In fact, the final peace agreement was signed in January 1973; for his efforts, Kissinger was awarded the Nobel Peace Prize.
A generation later, on October 12, 2000, the destroyer USS Cole, anchored in Yemen’s Aden harbor, was attacked by suicide bombers in a small boat. Seventeen sailors were killed, and 39 injured; the perpetrators were a part of Osama bin Laden’s then-obscure al-Qaeda organization. It’s hard to pinpoint just how much impact this attack had on the presidential election the following month, and yet some observers believed that it contributed to the perception that President Bill Clinton hadn’t been taking terrorism seriously enough. As we know, Clinton’s vice president, Al Gore, lost the 2000 election, by a narrow margin, to George W. Bush.

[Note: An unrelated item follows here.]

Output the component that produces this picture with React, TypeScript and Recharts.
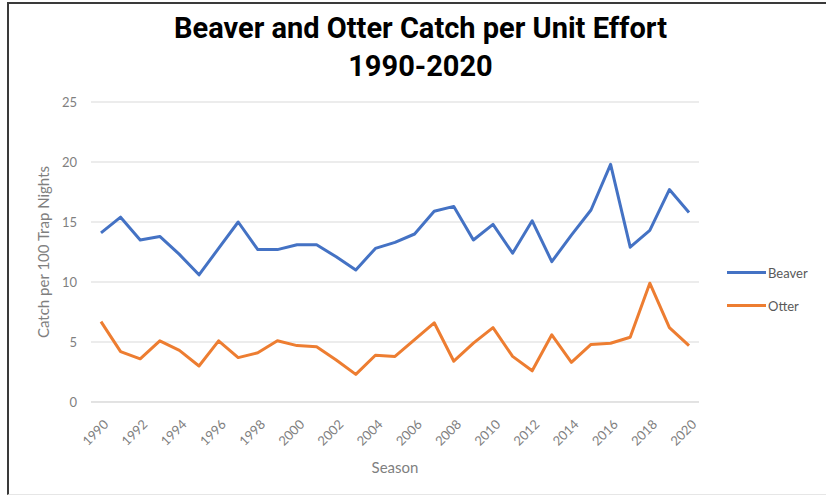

It can be argued that Bush, too, failed to take al-Qaeda seriously enough—and that’s why we were taken by surprise on September 11, 2001.
Then, in October 2016, came another pair of October Surprises. On the 7th came the news of Donald Trump’s Access Hollywood tape, which temporarily threw his presidential campaign into a tailspin. And on the 28th came the news that FBI Director James Comey was investigating Hillary Clinton’s e-mails, throwing her campaign into a tailspin.
So as we can see, events can take fateful turns on the eve of a presidential election. Of course, such drastic turns can, and do, happen at any time, and yet now, in October 2020, as so many eyes are glued to political events, we realize how much effect they can have.
And we should keep in mind that the month of October has only just begun.